On the flipside, organizations can play a powerful role in helping raise climate awareness.
“Sports have a direct environmental footprint — from travel to and from events, to waste produced by spectators, the athletic industry could play a sizable role in reducing environmental harms. Not only does the sports and entertainment world have a large footprint, it also holds an influential power to inspire change from fans and followers. Prominent athletes and their sponsors, teams, and leagues can use their platform to amplify the importance of protecting the earth.”
Weather intelligence is part of this puzzle, helping organizations make scalable decisions that can address short-term needs and long-term solutions. “Weather intelligence is helpful for the sports industry to be both proactive and reactive,” she notes. “Access to this data helps us react quickly to dangerous weather events, protecting fans, athletes and staff.”

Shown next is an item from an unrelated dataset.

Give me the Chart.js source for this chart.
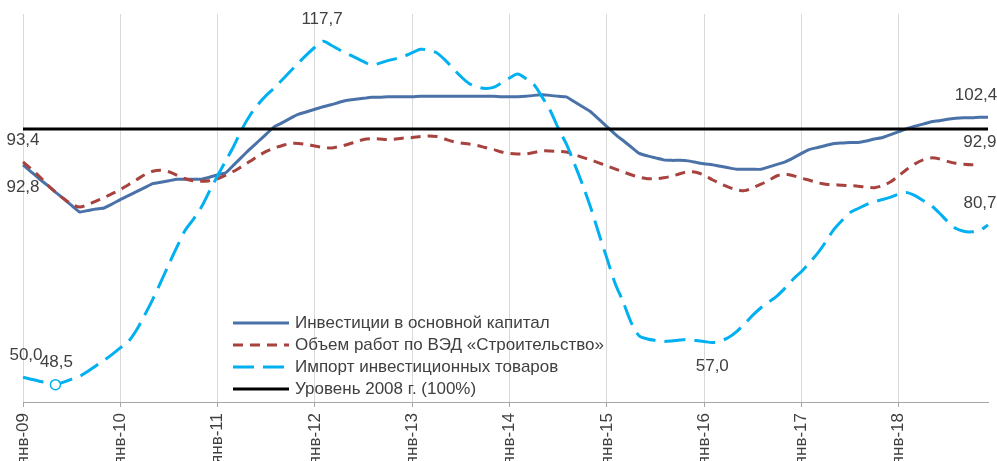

Analyzing weather trends, explains Fulmer, can also help organizations understand how to mitigate future threats and create more sustainable infrastructure. “This might help a venue decide to invest in parking lot upgrades to reduce future flooding risks; to purchase on-site battery storage to avoid power loss; or even to procure more potable water to support the surrounding community if they lose access to clean water.”
With weather intelligence seeming to function on such a high, systems-level plane, one might wonder what the average fan can possibly do. Slagen points out that a little consideration can go a long way, whether that means carpooling or using public transportation to make it to the game, cleaning up after yourself and recycling your accumulated food and beverage containers, or listening to event staff when directions are given regarding a weather alert, as they are likely acting off of robust safety protocols. Of course, if you are keen on unleashing your best air guitar performance in the rain, by all means, carry on. Just don’t forget that, like your favorite athlete, what you do away from the stadium can be as impactful as what you do while you are there.